Altcoins like Ether have also been struggling, with Ether down 1.4% to $2,600.94 and poised for a fourth consecutive week of losses. Other major altcoins like XRP, ADA, and SOL have remained mostly flat, with DOGE down 0.9%. Overall, the crypto market appears to be cautious, lagging behind the more robust recovery seen in global stock markets.
Bayer Wins Victory in US Legal Battle Against Roundup Cancer Claims
Bayer secured a significant legal victory in its ongoing battle over claims that its Roundup weed killer causes cancer. On Thursday, the 3rd U.S. Circuit Court of Appeals in Philadelphia ruled in favor of Bayer, stating that federal law shields the company from a lawsuit brought by David Schaffner, a Pennsylvania landscaper who alleged that Roundup caused his non-Hodgkin’s lymphoma. The court’s decision emphasized that the Federal Insecticide, Fungicide, and Rodenticide Act mandates uniformity in pesticide labeling across the U.S., thereby preventing Pennsylvania from requiring a cancer warning on Roundup’s label.
This ruling could have broad implications for Bayer’s liability in similar cases, as it conflicts with decisions made by federal appeals courts in San Francisco and Atlanta. The disagreement among courts may lead the U.S. Supreme Court to step in and potentially provide a definitive ruling on the matter, which could reduce Bayer’s overall liabilities. Bayer, which acquired Monsanto—the original manufacturer of Roundup—in 2018 for $63 billion, has faced substantial litigation over the product. Despite settling a large portion of these cases for $10.9 billion in 2020, the company still faces around 58,000 claims. The ongoing legal battles have significantly impacted Bayer’s share price, which has dropped by more than 73% since the Monsanto acquisition.
Bayer expressed satisfaction with the ruling, reiterating its stance that Roundup and its active ingredient, glyphosate, are safe. The company has won 14 of the 23 Roundup trials to date, although some losses have resulted in hefty damages. The Schaffners had settled with Bayer in 2022, contingent on the outcome of the preemption argument, which the court ultimately decided in Bayer’s favor. The case highlights the complex legal landscape surrounding product liability and federal preemption, particularly in cases involving widely used chemicals like glyphosate.

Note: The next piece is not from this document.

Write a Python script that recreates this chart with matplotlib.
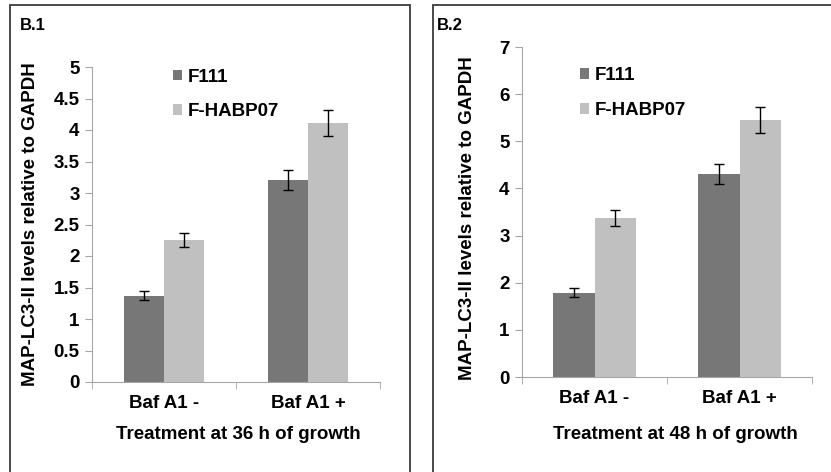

Tesla Has Lost Share in All Geographies, in Both xEVs and EVs
Tesla has been facing a significant decline in its market share across various segments and regions, according to analysts from Bernstein. The company’s share of the global electric vehicle (EV) and xEV markets has been steadily decreasing since 2019. In the first half of 2024, Tesla’s share of the global xEV market dropped to 12%, down from 17.5% in 2019. Similarly, its share of the battery electric vehicle (BEV) market fell from 28% in 2019 to 20% in 2024.
The decline is most pronounced in North America, where Tesla’s BEV market share plummeted from 77% in 2019 to 48% in the first half of 2024. Analysts attribute this drop to increasing competition and the lack of new, lower-priced offerings from Tesla, which they believe won’t be addressed until 2026 or 2027. Bernstein also highlights challenges in predicting Tesla’s short-term performance, especially with the upcoming Robotaxi announcement in October, which they suspect may be more of a visionary presentation rather than a concrete product release. They maintain an “Underperform” rating on Tesla’s stock, with a $120 price target, citing concerns about the company’s valuation and longer-term growth prospects.
The report also notes a slowdown in the broader EV market, with BEV sales growth decelerating to just 9% year-over-year in the first half of 2024, while Plug-in Hybrid Electric Vehicle (PHEV) sales surged by 49% during the same period. This slower growth, coupled with falling average selling prices, further complicates Tesla’s position in the increasingly competitive EV market.